Partial performance and reduction of compensation

In addition to the over exaggeration of the damages suffered by the Employer, the courts may reduce the damages to be awarded pursuant to a liquidated damages clause if it is established that the Contractor has performed a substantial part of its obligations. This has also been confirmed by the jurisprudence of the Court of Cassation in Challenge No. 197 J.Y. 2006 wherein the court upheld an appealed judgment’s decision to reduce the damages awarded to the creditor where the debtor has partially fulfilled the obligation in question. In this instance, as it was established the Contractor had at the time performed 80% of its obligations (as further corroborated by expert evidence), the court exercised its powers under Article 226 to reduce the compensation from that agreed upon in the liquidated damages clause.

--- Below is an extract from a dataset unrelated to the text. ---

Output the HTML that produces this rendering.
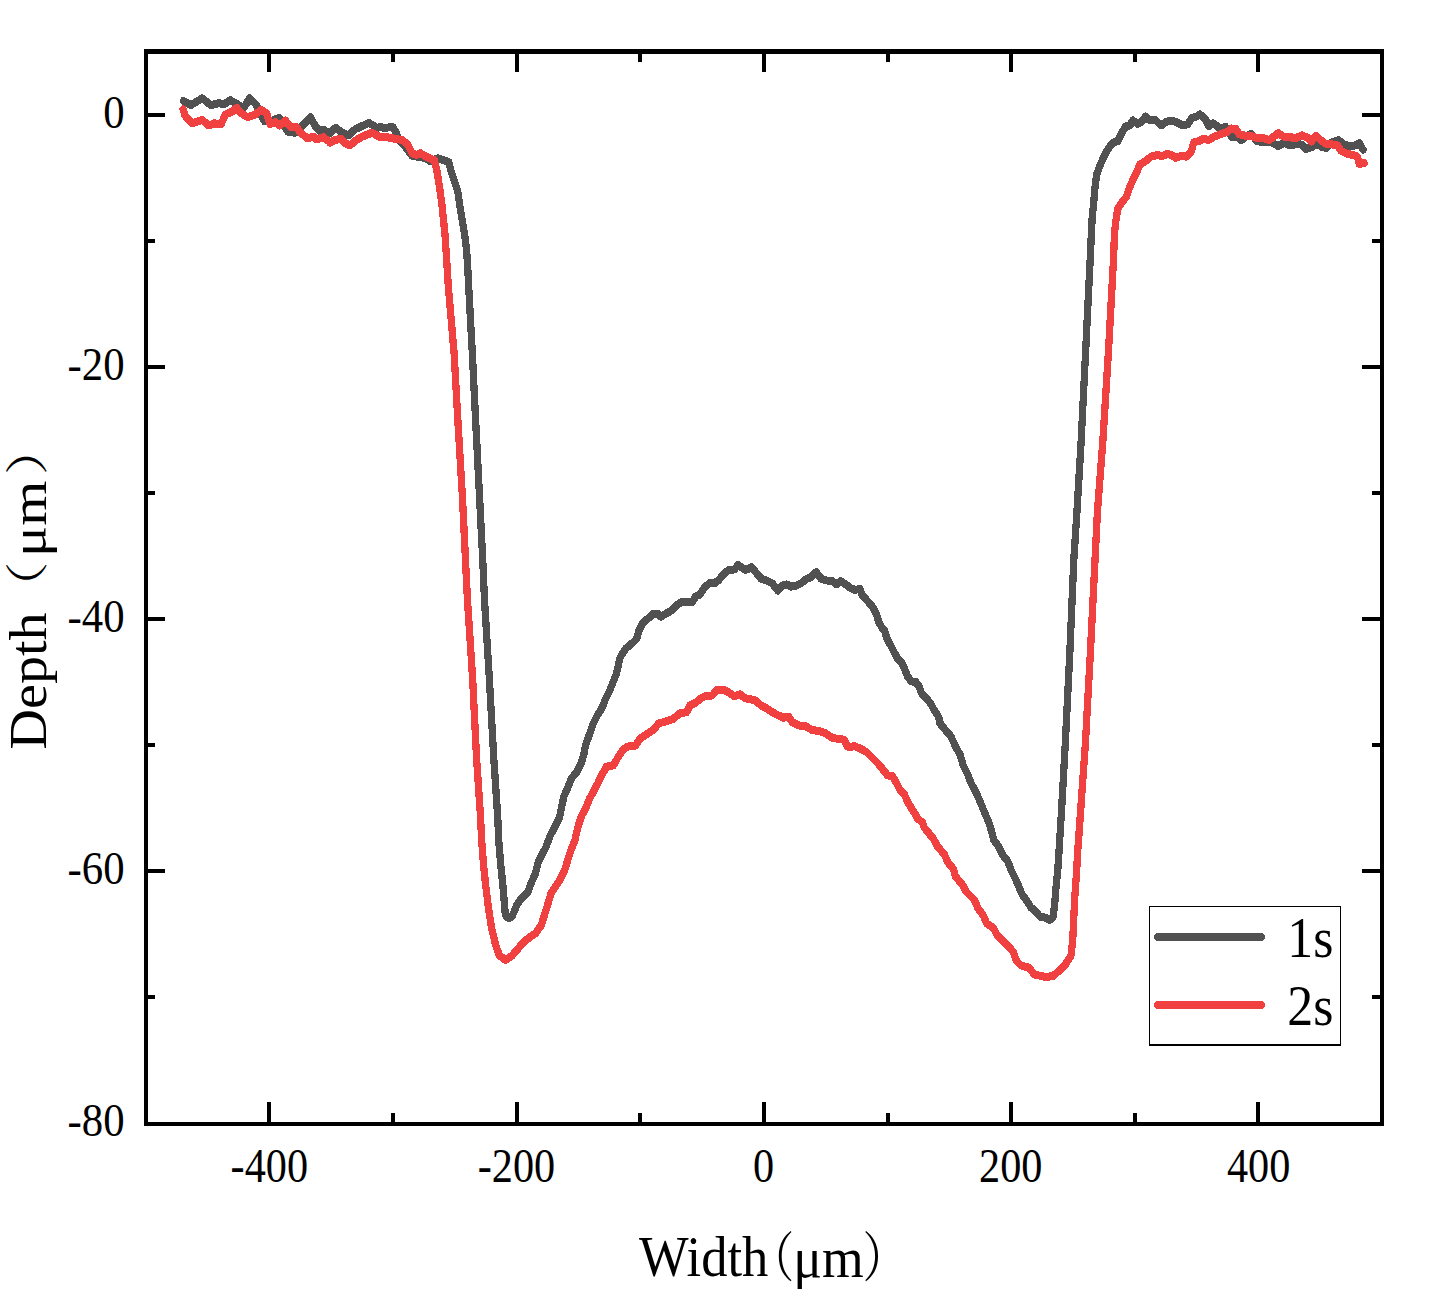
<!DOCTYPE html>
<html lang="en"><head><meta charset="utf-8"><title>Depth profile</title>
<style>html,body{margin:0;padding:0;background:#fff}svg{display:block}text{font-family:"Liberation Serif","Noto Serif CJK SC",serif;fill:#000}</style></head><body>
<svg width="1441" height="1315" viewBox="0 0 1441 1315">
<rect width="1441" height="1315" fill="#fff"/>
<polyline transform="scale(0.91,1)" points="201.5,100.9 210,105 222.2,98.3 232,105.3 240.5,103.1 245.4,104.4 253.3,100.3 260,103.9 268,107.8 274.1,98.3 280.8,103.9 285.6,112.2 290.5,121.1 296.6,121.6 307,117.8 312.5,126.6 316.8,132 324.7,132.7 330.8,126.6 341.2,117.2 346.7,126.6 351.5,131.1 355.8,130 362.6,133.3 368.7,127.8 376.1,132.7 383.4,135.5 390.7,128.9 396.8,126.6 405.3,122.8 413.9,127.8 418.8,127.1 423.6,128.1 428.5,127.1 432.2,127.5 435.9,134 439,141 444.2,145.1 452.7,155.7 457.1,156.5 467.5,158 473,161.4 481.1,158.4 489,160.5 493.2,162.2 495.7,171.1 499.3,181.1 503,191.1 505.4,206.6 507.9,219.9 510.9,236.6 512.8,251 514,267.7 515,286 519,353 523,426 527.1,499 530.5,559.8 532.4,600 537.8,679.1 542.6,758.2 547,817.5 548,840 550,862.2 552.5,884.4 554.6,906.6 555.2,913.8 556.5,917.2 559.2,918.1 562.6,916.6 565,911.6 567.7,905.5 572.6,898.8 579.9,892.2 583.6,883.3 588.5,873.3 591.5,862.2 595.8,854.4 600.1,846.7 604.4,836 610.5,825.5 614.8,817.7 617.2,806.6 619.6,796.6 623.9,787.7 627.6,778.8 633.7,772.2 638.6,763.3 641.6,754.4 643.4,745.5 647.7,734.4 652,723.3 656.9,714.4 661.7,707.8 665.4,698.9 670.3,690 672.2,685.5 677.6,673.2 681.3,657.7 687.4,648.8 694.7,643.3 699.6,638.8 702,631.1 706.9,622.2 711.8,618.8 717.9,613.8 722.8,613.8 726.4,616.6 732.5,613.3 738.7,610 743.5,605.5 749.6,601.6 757,601.6 760.6,602.2 764.3,596.6 769.2,594.4 774,587.8 780.1,582.8 785,583.3 789.9,580 794.8,574.4 800.9,570 807,569.4 811.2,565 819.3,570 826,567.2 831.5,573.3 836.4,578.8 842.5,580.5 848.6,583.3 854.7,590.5 860.2,585.5 864.4,584.4 869.3,586.6 874.2,586.1 880.3,583.3 886.4,578.8 891.3,577.2 896.8,572.2 902.3,578.8 908.4,580.5 914.5,581.1 919.3,584.4 923.6,581.1 929.1,584.4 935.2,588.3 939.5,590 945,588.8 947.4,595.5 953.5,601.1 959.6,607.7 963.3,614.4 965.7,622.2 970.6,629.9 971.8,630 974.8,638.9 978.6,645.1 982.4,651.9 986.1,658.1 991.4,663.5 994.4,669.7 997.4,676.5 1001.2,681.3 1006.4,682 1010.2,686.8 1012.5,693 1017.7,697.8 1023,703.9 1026,709.4 1030.5,715.6 1032.8,720 1032.9,723.3 1039,730 1045.1,736.6 1050,746.6 1054.9,754.4 1058.5,765.5 1063.4,774.4 1067.1,783.3 1071.9,791 1076.8,801 1081.7,812.1 1086.6,822.1 1090.2,833.2 1092.1,840 1097.6,846.7 1101.3,854.4 1107.4,861.1 1111,870 1115.9,878.9 1119.6,886.6 1123.2,894.4 1129.3,902.2 1133,907.7 1137.9,911.1 1142.8,916.6 1148.9,917.7 1153.7,919.9 1157.4,916.6 1159.2,902.2 1160.5,886.6 1162.3,871.1 1163.5,855.5 1164.5,840 1166.5,811 1170.7,742.5 1175.7,651.3 1180,560 1183.5,511 1188,442.5 1193,351.3 1198,260 1199.2,236 1200.2,217.7 1202,201 1203.3,187.7 1205.1,174.4 1208.8,165.5 1213.6,155.5 1218.5,147.7 1223.4,142.7 1228.3,141.1 1233.2,132.2 1236.8,126.6 1241.7,125.5 1244.8,120.5 1250.2,123.9 1253.9,122.2 1258.8,116.6 1263.7,120.5 1269.8,120 1275.9,125.5 1282,121.6 1288.1,120.5 1293,122.2 1299.1,125 1305.2,124.4 1310,117.8 1314.9,116.6 1318.6,114.4 1324.7,119.4 1328.3,126.1 1333.2,123.3 1338.1,126.6 1340.7,128.9 1346.5,126.6 1349.1,131.9 1354.3,137.2 1359.5,136.6 1364,140.2 1369.9,135.9 1375,133.8 1381.5,141.3 1389.3,141.9 1397.1,142.5 1404.9,146.1 1411.3,142.5 1417.8,145.5 1425.6,143.7 1430.8,144.9 1435.3,149 1441.2,147.2 1447.6,143.7 1452.8,147.2 1457.4,147.8 1463.2,142.5 1471,140.2 1476.2,144.3 1483.3,146.1 1489.1,145.5 1493.7,143.1 1496.9,148.4 1497.9,149.6" fill="none" stroke="#515151" stroke-width="8.0" stroke-linejoin="round" stroke-linecap="round" shape-rendering="crispEdges"/>
<polyline transform="scale(0.91,1)" points="201.2,109.4 203.3,115.5 211.2,123.3 222.2,120 229.5,125.5 235.6,123.3 242.9,124.4 247.8,114.4 255.1,111.6 260,107.8 264.9,113.3 272.2,117.2 280.8,114.4 286.9,109.8 293,113.3 296.6,123.9 302.7,122.2 307.6,125.5 313.7,120.5 318.6,126.6 325.9,127.2 330.8,133.3 338.1,138.3 344.2,136.6 347.9,139.4 355.2,137.2 362.6,142.2 362.6,142.7 367.5,140 374.8,138.9 379.7,143.3 384.6,145.5 390.7,140.5 398,136.6 409,132.7 416.3,136.6 424.9,137.2 434.6,138.9 441.9,140 448,144.4 452.9,153.3 457.7,155 461.8,153.2 469.2,157 477.4,160.3 480.4,172.2 482.9,186.6 485.3,202.2 487.1,217.7 489,234.4 490.2,251 491.4,267.7 492.6,286 499,353 503.5,426 508.3,499 511.5,559.8 513.7,600 519.4,679.1 523.7,758.2 528.1,817.5 529.3,840 531.1,862.2 533.6,884.4 536.6,906.6 540.3,928.8 544.5,944.4 548.8,955.5 555.5,959.9 562.8,955.5 570.2,947.7 575.1,942.2 582.4,937.2 588.5,933.3 594.6,925.5 598.2,915.5 601.9,904.4 605.6,893.3 610.4,886.6 615.3,880 620.2,871.1 623.9,860 627.5,850 631.8,840 635.5,825.5 639.2,815.5 643.4,808.8 647.7,798.8 653.2,789.9 656.9,783.3 661.7,774.4 666.6,766.6 673.9,765.5 678.8,757.7 684.3,750 689.8,746.6 698.3,745.5 703.2,738.9 710.5,734.4 717.9,730 724,723.3 731.3,721.6 739.8,718.9 747.1,713.3 754.5,712.2 758.1,705.5 764.3,702.7 770.4,698.3 776.5,695.5 782.6,695.5 787.5,690 796.1,690 802.2,693.3 807,696.1 813.1,694.4 819.2,698.3 825.4,699.4 830.2,700.5 836.3,705.5 842.4,708.3 848.5,712.2 854.6,715 860.7,717.7 866.8,716.6 870.5,722.2 877.8,725.5 885.1,726.1 892.5,730 899.8,731.1 907.1,733.3 915.6,738.3 923,738.8 927.8,739.9 931.5,746.6 934.1,747.2 938.9,746.1 946.3,748.9 952.4,752.2 958.5,757.7 964.6,763.3 970.7,770 975.5,775.5 980.4,775.5 985.3,783.3 989,789.9 993.8,794.4 997.5,802.2 1001.2,807.7 1006,814.4 1008.5,818.8 1013.4,822.1 1015.8,827.7 1020.7,833.2 1025.6,838.8 1030.5,846.7 1037.8,854.4 1041.5,862.2 1047.6,868.9 1050,876.6 1057.4,884.4 1062.2,892.2 1070.8,900 1074.4,907.7 1080.5,915.5 1084.2,923.3 1091.5,927.7 1095.2,934.4 1102.5,941 1108.6,946.6 1113.5,952.1 1117.1,961 1122,965.5 1130.6,967.7 1136.7,974.4 1144,976 1148.9,977.1 1157.4,976 1164.7,969.9 1170.8,964.4 1176.9,955.5 1178.8,939.9 1180,917.7 1181.2,895.5 1183,873.3 1184.3,851.1 1185.2,840 1187.5,811 1192.8,742.5 1198.3,651.3 1203.3,560 1206,511 1211.8,442.5 1218.1,351.3 1223.6,260 1224.6,236 1225.8,223.2 1228.3,208.8 1233.2,202.1 1238,196.6 1241.7,186.6 1245.4,178.8 1250.2,169.9 1252.7,164.4 1258.8,161.1 1264.9,156.6 1272.2,155 1277.1,156.1 1283.2,153.8 1288.1,155.5 1291.7,157.7 1297.8,156.1 1303.9,156.6 1308.8,152.2 1311.9,142.2 1317.4,141.1 1322.2,138.9 1328.3,140 1334.4,136.6 1340.7,134.4 1342.6,133.7 1349.1,131.9 1353,128.4 1358.2,129 1362.1,134.3 1368.6,135.8 1375,136.2 1381.5,138 1388,137.8 1394.5,140.2 1399.7,136.6 1404.9,133.1 1410,136.6 1416.5,136.6 1423,138.4 1430.8,135.4 1437.3,137.8 1441.2,141.3 1446.3,136 1451.5,140.2 1456.7,143.7 1463.2,144.3 1469.7,145.5 1473.6,150.8 1480.1,153.7 1486.5,154.9 1491.7,156.7 1493.7,163.8 1498.9,163.2" fill="none" stroke="#f14040" stroke-width="8.0" stroke-linejoin="round" stroke-linecap="round" shape-rendering="crispEdges"/>
<path d="M144 49H1384V1126H144ZM148 54V1122H1380V54Z" fill="#000" fill-rule="evenodd"/>
<path d="M267 1102h4v20h-4zM267 54h4v18h-4zM391 1113h4v9h-4zM391 54h4v8h-4zM515 1102h4v20h-4zM515 54h4v18h-4zM638 1113h4v9h-4zM638 54h4v8h-4zM762 1102h4v20h-4zM762 54h4v18h-4zM886 1113h4v9h-4zM886 54h4v8h-4zM1009 1102h4v20h-4zM1009 54h4v18h-4zM1133 1113h4v9h-4zM1133 54h4v8h-4zM1256 1102h4v20h-4zM1256 54h4v18h-4zM148 995h7v4h-7zM1372 995h8v4h-8zM148 869h17v4h-17zM1362 869h18v4h-18zM148 743h7v4h-7zM1372 743h8v4h-8zM148 617h17v4h-17zM1362 617h18v4h-18zM148 491h7v4h-7zM1372 491h8v4h-8zM148 365h17v4h-17zM1362 365h18v4h-18zM148 239h7v4h-7zM1372 239h8v4h-8zM148 113h17v4h-17zM1362 113h18v4h-18z" fill="#000"/>
<text transform="translate(230.6,1182.1) scale(0.88,1)" font-size="48">-400</text>
<text transform="translate(477.8,1182.1) scale(0.88,1)" font-size="48">-200</text>
<text transform="translate(753.1,1182.1) scale(0.88,1)" font-size="48">0</text>
<text transform="translate(979.1,1182.1) scale(0.88,1)" font-size="48">200</text>
<text transform="translate(1226.9,1182.1) scale(0.88,1)" font-size="48">400</text>
<text transform="translate(67.6,1135.6) scale(0.892,0.977)" font-size="48">-80</text>
<text transform="translate(67.6,883.6) scale(0.892,0.977)" font-size="48">-60</text>
<text transform="translate(67.6,631.6) scale(0.892,0.977)" font-size="48">-40</text>
<text transform="translate(67.6,379.6) scale(0.892,0.977)" font-size="48">-20</text>
<text transform="translate(103.3,127.6) scale(0.892,0.977)" font-size="48">0</text>
<text transform="translate(639.1,1276.3) scale(0.9226,0.989)" font-size="57">Width</text>
<text transform="translate(750.1,1277.1) scale(0.7758,0.9439)" font-size="57">（</text>
<text transform="translate(793.2,1276.5) scale(0.941,0.989)" font-size="57">μm</text>
<text transform="translate(862.4,1277.1) scale(0.7818,0.9439)" font-size="57">）</text>
<text transform="translate(46.2,749.4) rotate(-90) scale(0.9829,0.9115)" font-size="57">Depth</text>
<text transform="translate(43.3,614.5) rotate(-90) scale(0.9333,0.7589)" font-size="57">（</text>
<text transform="translate(46.2,556.9) rotate(-90) scale(1.0187,0.9019)" font-size="57">μm</text>
<text transform="translate(43.3,475.3) rotate(-90) scale(0.9273,0.7589)" font-size="57">）</text>
<path d="M1149 906H1341V1046H1149ZM1150 907V1044H1340V907Z" fill="#000" fill-rule="evenodd"/>
<line x1="1158.2" y1="937" x2="1261" y2="937" stroke="#515151" stroke-width="8" stroke-linecap="round" shape-rendering="crispEdges"/>
<line x1="1158.2" y1="1005" x2="1261" y2="1005" stroke="#f14040" stroke-width="8" stroke-linecap="round" shape-rendering="crispEdges"/>
<text transform="translate(1287.3,956.8) scale(0.91,1.005)" font-size="57">1s</text>
<text transform="translate(1287.3,1025.3) scale(0.91,1.005)" font-size="57">2s</text>
</svg></body></html>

Termination of the contract

Finally, perhaps one of the key caveats to parties’ reliance on liquidated damages clauses stems from the termination of the project contract. When matters do not proceed as planned, certain projects are faced with an imminent threat of termination. When this contract is terminated and the Employer tries to claim damages under the liquidated damages clause, the courts do not implement the provisions agreed upon as the contract is legally no longer in existence. Accordingly, a claim for compensation would follow the rules of tortious liability, being a fault, harm and a causal link between the two. The Court of Cassation notably held under Challenge No. 576/577 J.Y. 2011 that “Where the obligation [to which the liquidated damages clause relates] is forfeited as a result of the recission of the contract, the assessment of compensatory damages does not occur in the light of such clause. When compensation is being claimed, the courts determine the same pursuant to the general rule that the creditor bears the burden of proving the occurrence and scale of harm suffered.” Accordingly, no rebuttable presumption of harm is applicable in these circumstances, and the Contractor may instead avoid liability by establishing that the delay was beyond the Contractor’s own control, whether this is due to force majeure, supervening events beyond the Contractor’s control, an act of a third party or the Employer’s own fault.

Concluding remarks

Liquidated damages clauses form a key part of negotiating commercial contracts between parties as well as construction contracts. Said clauses, however, are not a guaranteed right to receive compensation following a breach by the defaulting party, as when these clauses fall for the courts’ consideration, close scrutiny of the surrounding facts may entail that the aggrieved Employer does not receive the full liquidated damages as agreed between the parties. The main limitations to the reliance of said clauses are: (i) where the contract in question has been terminated (as the clause is no longer in effect), (ii) if the Employer has not suffered any harm (ie the Contractor refutes the presumption of harm suffered by the Employer), or (iii) if the assessment and award of damages based on this clause is exaggerated on the facts. However, where the contract is with a government body, the courts exercise little scrutiny as they are legally deemed to be “penalty clauses” under administrative or public works contracts as opposed to liquidated damages under regular civil contracts.